Currently Christians, including all the different denominations, amount to about 10 percent of the total population residing in Bahrain. The Catholic Church numbers several tens of thousands of faithful in the country. As in the rest of the Arabian Peninsula, the Catholic community in Bahrain is almost entirely made up of migrants: since the early 1990s, it has grown very rapidly thanks to the large migratory flows of workers coming to the Gulf in search of employment.
Manama, the capital of Bahrain, is currently the headquarters of the Apostolic Vicariate of Northern Arabia, the local circumscription of the Catholic Church that was erected by Decree of the Congregation for the Evangelization of Peoples on May 31, 2011, reorganizing the jurisdiction of the territories previously included in the Apostolic Vicariate of Kuwait and the Apostolic Vicariate of Arabia.
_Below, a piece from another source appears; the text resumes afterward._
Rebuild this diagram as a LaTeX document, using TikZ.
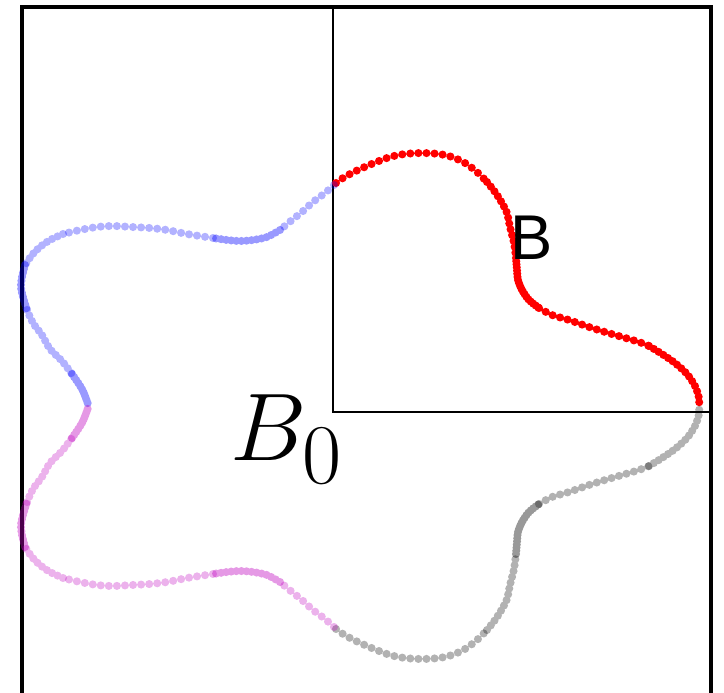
\documentclass[tikz,border=0pt]{standalone}
\usepackage{fontspec}
\usepackage{tikz}
\newfontfamily\labelfont{Liberation Sans}
\definecolor{dotviolet}{rgb}{0.75,0,0.75}

\tikzset{
  dotrow/.style 2 args={#1,line width=4.6pt,line cap=round,dash pattern=on 0pt off #2},
  reddot/.style={draw=red},
  bluedot/.style={draw=blue,draw opacity=0.3},
  bluedense/.style={draw=blue,draw opacity=0.4},
  violetdot/.style={draw=dotviolet,draw opacity=0.3},
  violetdense/.style={draw=dotviolet,draw opacity=0.4},
  greydot/.style={draw=black,draw opacity=0.3},
  greydense/.style={draw=black,draw opacity=0.4},
  frame/.style={line width=1.9pt},
  subframe/.style={line width=1.2pt},
}

% right quarter of the boundary (upper half, pixel coordinates)
\newcommand{\rightquarter}[2]{%
  \draw[dotrow={#1}{4.6pt}] plot[smooth] coordinates {(336,183) (343,178) (350,174) (358,170) (374,163) (390,157) (405,154) (422,153) (439,154) (452,157) (465,163) (477,172) (487,182)};
  \draw[dotrow={#1}{3.4pt}] plot[smooth] coordinates {(487,182) (495,192) (502,203) (507,213) (510,227) (514,243) (516,258)};
  \draw[dotrow={#2}{1.8pt}] plot[smooth] coordinates {(516,258) (517,270) (518,280) (522,290) (529,300) (539,308)};
  \draw[dotrow={#1}{4.4pt}] plot[smooth] coordinates {(539,308) (552,315) (569,320) (589,327) (605,332) (622,337) (639,342) (649,346)};
  \draw[dotrow={#1}{3.2pt}] plot[smooth] coordinates {(649,346) (662,354) (675,363) (687,374) (695,386) (699,398) (699,406)};
}
% left quarter of the boundary
\newcommand{\leftquarter}[2]{%
  \draw[dotrow={#1}{4.6pt}] plot[smooth] coordinates {(334,185) (325,193) (313,202) (302,212) (292,220) (280,230)};
  \draw[dotrow={#2}{2.9pt}] plot[smooth] coordinates {(280,230) (267,237) (253,240) (240,241) (227,240) (213,238)};
  \draw[dotrow={#1}{4.6pt}] plot[smooth] coordinates {(213,238) (187,234) (167,230) (150,228) (132,227) (113,226) (97,227) (80,230) (63,234)};
  \draw[dotrow={#1}{3.4pt}] plot[smooth] coordinates {(63,234) (50,240) (40,247) (32,255) (25,265)};
  \draw[dotrow={#2}{2.3pt}] plot[smooth] coordinates {(25,265) (22,277) (21,287) (23,297) (27,310)};
  \draw[dotrow={#1}{3.4pt}] plot[smooth] coordinates {(27,310) (33,323) (42,335) (50,349) (62,361) (72,374)};
  \draw[dotrow={#2}{2.1pt}] plot[smooth] coordinates {(72,374) (82,389) (88,404) (88,406)};
}

\begin{document}
\begin{tikzpicture}[x=0.02cm,y=-0.02cm]
  \useasboundingbox (0,0) rectangle (724,693);
  % frames
  \draw[frame] (22,7) rectangle (711,740);
  \draw[subframe] (333,7) rectangle (711,412);
  % upper half
  \rightquarter{reddot}{reddot}
  \leftquarter{bluedot}{bluedense}
  % lower half, mirrored about y=406
  \begin{scope}[shift={(0,812)},yscale=-1]
    \rightquarter{greydot}{greydense}
    \leftquarter{violetdot}{violetdense}
  \end{scope}
  % labels
  \node[font=\labelfont\fontsize{36}{36}\selectfont,inner sep=0pt] (blabel) at (532,238) {B};
  \node[scale=2.2,font=\Huge,inner sep=0pt] (bzero) at (287,440) {$B_{\hbox{\fontsize{22}{22}\selectfont 0}}$};
\end{tikzpicture}
\end{document}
The first Apostolic Vicar of Northern Arabia was until 2020 the late Msgr. Camillo Ballin, MCCJ. Currently, the Vicariate is headed by an Apostolic Administrator, H.E. Msgr. Paul Hinder, OFMCap, former Apostolic Vicar of South Arabia.
The Apostolic Vicariate of Northern Arabia, together with that of Southern Arabia, has been placed under the protection of the Virgin Mary, with the title Our Lady of Arabia. An event of special significance for the local Church was, on December 10, 2021, the consecration of the new Catholic Cathedral in Awali, dedicated precisely to Our Lady of Arabia. The foundation stone of the new Cathedral, blessed at the beginning of construction on May 31, 2014, came from St. Peter's Basilica in Rome as a gift from the Holy Father. This brick, which had been placed in the Holy Door of St. Peter's Papal Basilica in the Vatican at the end of the Extraordinary Holy Year of Redemption 1983-1984, was taken out at the opening of the same Door by Holy Father John Paul II at the beginning of the Great Jubilee of 2000. It was, then, offered to the Apostolic Vicariate of North Arabia as a sign of union with the Church of Rome and as a participation in the spiritual benefits of the Jubilee Year. The land for the Cathedral was donated by His Majesty the King of Bahrain.